> [Instructions to follow]: Below are some records. Pull every line that contains the word "this".

___ Given data ___

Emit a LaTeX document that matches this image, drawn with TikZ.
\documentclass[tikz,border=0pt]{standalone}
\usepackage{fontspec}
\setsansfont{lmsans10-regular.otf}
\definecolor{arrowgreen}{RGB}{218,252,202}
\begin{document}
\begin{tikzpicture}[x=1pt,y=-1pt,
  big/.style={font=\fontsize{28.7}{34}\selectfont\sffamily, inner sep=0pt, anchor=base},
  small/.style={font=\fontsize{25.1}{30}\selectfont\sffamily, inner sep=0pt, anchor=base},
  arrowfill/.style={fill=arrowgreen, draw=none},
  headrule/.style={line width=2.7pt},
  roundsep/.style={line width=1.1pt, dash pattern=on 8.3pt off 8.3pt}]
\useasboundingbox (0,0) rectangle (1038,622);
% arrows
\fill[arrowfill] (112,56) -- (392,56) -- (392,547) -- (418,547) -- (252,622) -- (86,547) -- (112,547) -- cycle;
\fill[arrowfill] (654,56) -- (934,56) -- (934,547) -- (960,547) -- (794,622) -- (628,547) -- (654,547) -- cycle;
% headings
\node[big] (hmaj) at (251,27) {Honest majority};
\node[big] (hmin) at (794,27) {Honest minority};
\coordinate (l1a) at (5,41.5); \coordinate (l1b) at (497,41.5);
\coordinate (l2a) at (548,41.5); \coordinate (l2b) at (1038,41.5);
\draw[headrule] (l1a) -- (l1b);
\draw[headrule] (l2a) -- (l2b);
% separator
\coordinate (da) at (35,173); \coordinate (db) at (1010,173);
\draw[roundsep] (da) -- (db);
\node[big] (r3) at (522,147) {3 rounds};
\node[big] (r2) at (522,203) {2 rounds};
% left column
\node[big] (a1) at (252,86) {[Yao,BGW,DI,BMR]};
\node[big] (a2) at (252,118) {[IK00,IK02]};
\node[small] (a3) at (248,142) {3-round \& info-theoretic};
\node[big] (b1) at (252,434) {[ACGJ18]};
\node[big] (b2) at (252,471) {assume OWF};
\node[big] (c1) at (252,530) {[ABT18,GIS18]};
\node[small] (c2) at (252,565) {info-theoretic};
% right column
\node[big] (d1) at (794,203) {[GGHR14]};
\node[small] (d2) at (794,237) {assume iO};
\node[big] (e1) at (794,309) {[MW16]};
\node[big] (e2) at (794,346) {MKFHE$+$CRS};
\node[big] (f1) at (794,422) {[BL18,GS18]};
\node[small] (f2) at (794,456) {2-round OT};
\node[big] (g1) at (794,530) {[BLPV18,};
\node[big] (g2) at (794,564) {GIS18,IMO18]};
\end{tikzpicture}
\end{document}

___
___ Given data ___

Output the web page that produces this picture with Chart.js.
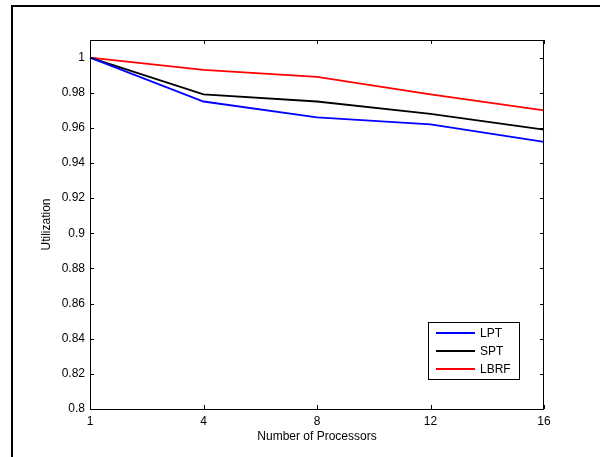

___

> [Task solution]:
Emit a LaTeX document that matches this image, drawn with TikZ.
Output the web page that produces this picture with Chart.js.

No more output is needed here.